▶ **WHAT IS NEEDED**: Every line of the material below must be repeated exactly.

▶ **DATA**:
◇ ◇ ◇ ◇
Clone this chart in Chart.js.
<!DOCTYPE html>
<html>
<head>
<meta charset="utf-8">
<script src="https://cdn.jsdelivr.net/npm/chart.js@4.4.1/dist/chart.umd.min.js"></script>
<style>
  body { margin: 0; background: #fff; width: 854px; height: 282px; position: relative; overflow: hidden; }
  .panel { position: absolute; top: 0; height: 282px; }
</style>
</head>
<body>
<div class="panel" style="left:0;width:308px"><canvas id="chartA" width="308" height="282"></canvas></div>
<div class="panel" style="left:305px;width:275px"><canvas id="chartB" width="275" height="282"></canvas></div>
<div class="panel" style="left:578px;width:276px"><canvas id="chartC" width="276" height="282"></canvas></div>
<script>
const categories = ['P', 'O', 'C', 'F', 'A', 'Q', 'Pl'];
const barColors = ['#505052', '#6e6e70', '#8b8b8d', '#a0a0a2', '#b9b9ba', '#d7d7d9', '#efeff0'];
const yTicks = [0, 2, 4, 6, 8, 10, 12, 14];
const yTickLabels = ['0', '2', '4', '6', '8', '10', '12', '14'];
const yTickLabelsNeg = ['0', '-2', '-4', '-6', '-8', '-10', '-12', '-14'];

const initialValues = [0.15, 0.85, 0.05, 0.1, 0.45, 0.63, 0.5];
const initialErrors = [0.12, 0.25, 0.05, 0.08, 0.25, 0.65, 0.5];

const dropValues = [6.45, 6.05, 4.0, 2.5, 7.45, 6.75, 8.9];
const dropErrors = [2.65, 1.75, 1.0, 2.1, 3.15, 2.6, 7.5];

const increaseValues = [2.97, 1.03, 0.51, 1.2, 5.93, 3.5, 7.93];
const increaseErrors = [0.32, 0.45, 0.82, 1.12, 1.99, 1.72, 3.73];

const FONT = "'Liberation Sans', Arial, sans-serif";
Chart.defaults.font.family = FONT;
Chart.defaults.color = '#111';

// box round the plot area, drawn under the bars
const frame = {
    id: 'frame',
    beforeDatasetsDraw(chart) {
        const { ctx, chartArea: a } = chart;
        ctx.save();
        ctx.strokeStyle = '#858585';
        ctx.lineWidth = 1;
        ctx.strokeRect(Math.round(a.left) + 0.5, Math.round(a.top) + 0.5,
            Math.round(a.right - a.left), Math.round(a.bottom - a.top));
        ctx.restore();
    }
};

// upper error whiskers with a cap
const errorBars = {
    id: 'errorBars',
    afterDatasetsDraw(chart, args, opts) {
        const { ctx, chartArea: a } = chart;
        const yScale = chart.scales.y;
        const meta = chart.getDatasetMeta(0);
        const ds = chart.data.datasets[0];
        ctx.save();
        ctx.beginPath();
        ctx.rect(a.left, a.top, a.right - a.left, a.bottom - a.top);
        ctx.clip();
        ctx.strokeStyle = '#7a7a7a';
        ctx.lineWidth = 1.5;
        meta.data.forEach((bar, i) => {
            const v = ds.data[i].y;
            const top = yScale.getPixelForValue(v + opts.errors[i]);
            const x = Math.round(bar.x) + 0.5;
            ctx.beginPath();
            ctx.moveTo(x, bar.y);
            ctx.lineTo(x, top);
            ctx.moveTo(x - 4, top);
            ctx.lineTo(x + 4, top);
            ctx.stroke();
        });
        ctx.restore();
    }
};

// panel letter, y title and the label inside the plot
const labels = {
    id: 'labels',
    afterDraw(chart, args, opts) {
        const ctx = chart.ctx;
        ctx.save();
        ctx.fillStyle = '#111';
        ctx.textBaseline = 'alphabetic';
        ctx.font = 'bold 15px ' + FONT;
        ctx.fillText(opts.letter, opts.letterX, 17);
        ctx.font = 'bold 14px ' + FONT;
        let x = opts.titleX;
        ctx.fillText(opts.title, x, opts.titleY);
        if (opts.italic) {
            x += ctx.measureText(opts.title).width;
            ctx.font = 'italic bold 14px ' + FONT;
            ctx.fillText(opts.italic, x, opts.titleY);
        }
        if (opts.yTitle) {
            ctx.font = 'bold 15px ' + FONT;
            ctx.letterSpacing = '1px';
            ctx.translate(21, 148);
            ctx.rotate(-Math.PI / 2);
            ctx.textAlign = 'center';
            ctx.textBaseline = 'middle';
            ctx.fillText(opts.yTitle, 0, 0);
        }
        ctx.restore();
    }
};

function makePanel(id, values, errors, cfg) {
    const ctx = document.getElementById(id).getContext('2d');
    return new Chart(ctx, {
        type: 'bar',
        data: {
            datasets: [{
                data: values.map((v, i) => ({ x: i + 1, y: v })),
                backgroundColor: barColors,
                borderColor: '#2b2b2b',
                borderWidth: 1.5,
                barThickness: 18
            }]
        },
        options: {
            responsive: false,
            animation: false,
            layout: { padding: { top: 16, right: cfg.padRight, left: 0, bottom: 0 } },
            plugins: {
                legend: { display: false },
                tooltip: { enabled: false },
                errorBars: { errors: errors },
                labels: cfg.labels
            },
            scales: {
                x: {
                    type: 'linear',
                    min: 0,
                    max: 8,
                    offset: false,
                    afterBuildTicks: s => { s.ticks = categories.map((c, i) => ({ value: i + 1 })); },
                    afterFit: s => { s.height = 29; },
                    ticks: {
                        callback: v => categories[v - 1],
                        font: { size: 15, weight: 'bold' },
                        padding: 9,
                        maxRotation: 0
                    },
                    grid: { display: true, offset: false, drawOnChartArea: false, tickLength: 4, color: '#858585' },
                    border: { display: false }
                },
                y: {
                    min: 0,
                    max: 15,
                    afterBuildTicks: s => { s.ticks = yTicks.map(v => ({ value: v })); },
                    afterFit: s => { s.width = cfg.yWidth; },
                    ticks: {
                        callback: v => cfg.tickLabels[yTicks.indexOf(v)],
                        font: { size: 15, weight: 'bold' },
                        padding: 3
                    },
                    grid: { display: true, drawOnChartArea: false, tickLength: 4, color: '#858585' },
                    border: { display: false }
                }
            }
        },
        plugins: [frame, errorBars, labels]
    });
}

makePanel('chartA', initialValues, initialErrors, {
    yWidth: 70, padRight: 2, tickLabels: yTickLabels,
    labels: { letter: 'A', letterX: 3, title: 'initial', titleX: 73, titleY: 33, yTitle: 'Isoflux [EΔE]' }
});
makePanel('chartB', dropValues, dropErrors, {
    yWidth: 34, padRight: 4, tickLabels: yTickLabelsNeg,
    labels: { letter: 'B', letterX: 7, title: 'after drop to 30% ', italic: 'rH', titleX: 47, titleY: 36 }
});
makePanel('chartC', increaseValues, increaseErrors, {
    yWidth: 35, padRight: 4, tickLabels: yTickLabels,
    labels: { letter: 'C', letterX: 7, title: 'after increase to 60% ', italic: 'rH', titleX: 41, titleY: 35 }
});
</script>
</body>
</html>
◇ ◇ ◇ ◇
▶ **CORRECT RESPONSE**:
Clone this chart in Chart.js.
<!DOCTYPE html>
<html>
<head>
<meta charset="utf-8">
<script src="https://cdn.jsdelivr.net/npm/chart.js@4.4.1/dist/chart.umd.min.js"></script>
<style>
  body { margin: 0; background: #fff; width: 854px; height: 282px; position: relative; overflow: hidden; }
  .panel { position: absolute; top: 0; height: 282px; }
</style>
</head>
<body>
<div class="panel" style="left:0;width:308px"><canvas id="chartA" width="308" height="282"></canvas></div>
<div class="panel" style="left:305px;width:275px"><canvas id="chartB" width="275" height="282"></canvas></div>
<div class="panel" style="left:578px;width:276px"><canvas id="chartC" width="276" height="282"></canvas></div>
<script>
const categories = ['P', 'O', 'C', 'F', 'A', 'Q', 'Pl'];
const barColors = ['#505052', '#6e6e70', '#8b8b8d', '#a0a0a2', '#b9b9ba', '#d7d7d9', '#efeff0'];
const yTicks = [0, 2, 4, 6, 8, 10, 12, 14];
const yTickLabels = ['0', '2', '4', '6', '8', '10', '12', '14'];
const yTickLabelsNeg = ['0', '-2', '-4', '-6', '-8', '-10', '-12', '-14'];

const initialValues = [0.15, 0.85, 0.05, 0.1, 0.45, 0.63, 0.5];
const initialErrors = [0.12, 0.25, 0.05, 0.08, 0.25, 0.65, 0.5];

const dropValues = [6.45, 6.05, 4.0, 2.5, 7.45, 6.75, 8.9];
const dropErrors = [2.65, 1.75, 1.0, 2.1, 3.15, 2.6, 7.5];

const increaseValues = [2.97, 1.03, 0.51, 1.2, 5.93, 3.5, 7.93];
const increaseErrors = [0.32, 0.45, 0.82, 1.12, 1.99, 1.72, 3.73];

const FONT = "'Liberation Sans', Arial, sans-serif";
Chart.defaults.font.family = FONT;
Chart.defaults.color = '#111';

// box round the plot area, drawn under the bars
const frame = {
    id: 'frame',
    beforeDatasetsDraw(chart) {
        const { ctx, chartArea: a } = chart;
        ctx.save();
        ctx.strokeStyle = '#858585';
        ctx.lineWidth = 1;
        ctx.strokeRect(Math.round(a.left) + 0.5, Math.round(a.top) + 0.5,
            Math.round(a.right - a.left), Math.round(a.bottom - a.top));
        ctx.restore();
    }
};

// upper error whiskers with a cap
const errorBars = {
    id: 'errorBars',
    afterDatasetsDraw(chart, args, opts) {
        const { ctx, chartArea: a } = chart;
        const yScale = chart.scales.y;
        const meta = chart.getDatasetMeta(0);
        const ds = chart.data.datasets[0];
        ctx.save();
        ctx.beginPath();
        ctx.rect(a.left, a.top, a.right - a.left, a.bottom - a.top);
        ctx.clip();
        ctx.strokeStyle = '#7a7a7a';
        ctx.lineWidth = 1.5;
        meta.data.forEach((bar, i) => {
            const v = ds.data[i].y;
            const top = yScale.getPixelForValue(v + opts.errors[i]);
            const x = Math.round(bar.x) + 0.5;
            ctx.beginPath();
            ctx.moveTo(x, bar.y);
            ctx.lineTo(x, top);
            ctx.moveTo(x - 4, top);
            ctx.lineTo(x + 4, top);
            ctx.stroke();
        });
        ctx.restore();
    }
};

// panel letter, y title and the label inside the plot
const labels = {
    id: 'labels',
    afterDraw(chart, args, opts) {
        const ctx = chart.ctx;
        ctx.save();
        ctx.fillStyle = '#111';
        ctx.textBaseline = 'alphabetic';
        ctx.font = 'bold 15px ' + FONT;
        ctx.fillText(opts.letter, opts.letterX, 17);
        ctx.font = 'bold 14px ' + FONT;
        let x = opts.titleX;
        ctx.fillText(opts.title, x, opts.titleY);
        if (opts.italic) {
            x += ctx.measureText(opts.title).width;
            ctx.font = 'italic bold 14px ' + FONT;
            ctx.fillText(opts.italic, x, opts.titleY);
        }
        if (opts.yTitle) {
            ctx.font = 'bold 15px ' + FONT;
            ctx.letterSpacing = '1px';
            ctx.translate(21, 148);
            ctx.rotate(-Math.PI / 2);
            ctx.textAlign = 'center';
            ctx.textBaseline = 'middle';
            ctx.fillText(opts.yTitle, 0, 0);
        }
        ctx.restore();
    }
};

function makePanel(id, values, errors, cfg) {
    const ctx = document.getElementById(id).getContext('2d');
    return new Chart(ctx, {
        type: 'bar',
        data: {
            datasets: [{
                data: values.map((v, i) => ({ x: i + 1, y: v })),
                backgroundColor: barColors,
                borderColor: '#2b2b2b',
                borderWidth: 1.5,
                barThickness: 18
            }]
        },
        options: {
            responsive: false,
            animation: false,
            layout: { padding: { top: 16, right: cfg.padRight, left: 0, bottom: 0 } },
            plugins: {
                legend: { display: false },
                tooltip: { enabled: false },
                errorBars: { errors: errors },
                labels: cfg.labels
            },
            scales: {
                x: {
                    type: 'linear',
                    min: 0,
                    max: 8,
                    offset: false,
                    afterBuildTicks: s => { s.ticks = categories.map((c, i) => ({ value: i + 1 })); },
                    afterFit: s => { s.height = 29; },
                    ticks: {
                        callback: v => categories[v - 1],
                        font: { size: 15, weight: 'bold' },
                        padding: 9,
                        maxRotation: 0
                    },
                    grid: { display: true, offset: false, drawOnChartArea: false, tickLength: 4, color: '#858585' },
                    border: { display: false }
                },
                y: {
                    min: 0,
                    max: 15,
                    afterBuildTicks: s => { s.ticks = yTicks.map(v => ({ value: v })); },
                    afterFit: s => { s.width = cfg.yWidth; },
                    ticks: {
                        callback: v => cfg.tickLabels[yTicks.indexOf(v)],
                        font: { size: 15, weight: 'bold' },
                        padding: 3
                    },
                    grid: { display: true, drawOnChartArea: false, tickLength: 4, color: '#858585' },
                    border: { display: false }
                }
            }
        },
        plugins: [frame, errorBars, labels]
    });
}

makePanel('chartA', initialValues, initialErrors, {
    yWidth: 70, padRight: 2, tickLabels: yTickLabels,
    labels: { letter: 'A', letterX: 3, title: 'initial', titleX: 73, titleY: 33, yTitle: 'Isoflux [EΔE]' }
});
makePanel('chartB', dropValues, dropErrors, {
    yWidth: 34, padRight: 4, tickLabels: yTickLabelsNeg,
    labels: { letter: 'B', letterX: 7, title: 'after drop to 30% ', italic: 'rH', titleX: 47, titleY: 36 }
});
makePanel('chartC', increaseValues, increaseErrors, {
    yWidth: 35, padRight: 4, tickLabels: yTickLabels,
    labels: { letter: 'C', letterX: 7, title: 'after increase to 60% ', italic: 'rH', titleX: 41, titleY: 35 }
});
</script>
</body>
</html>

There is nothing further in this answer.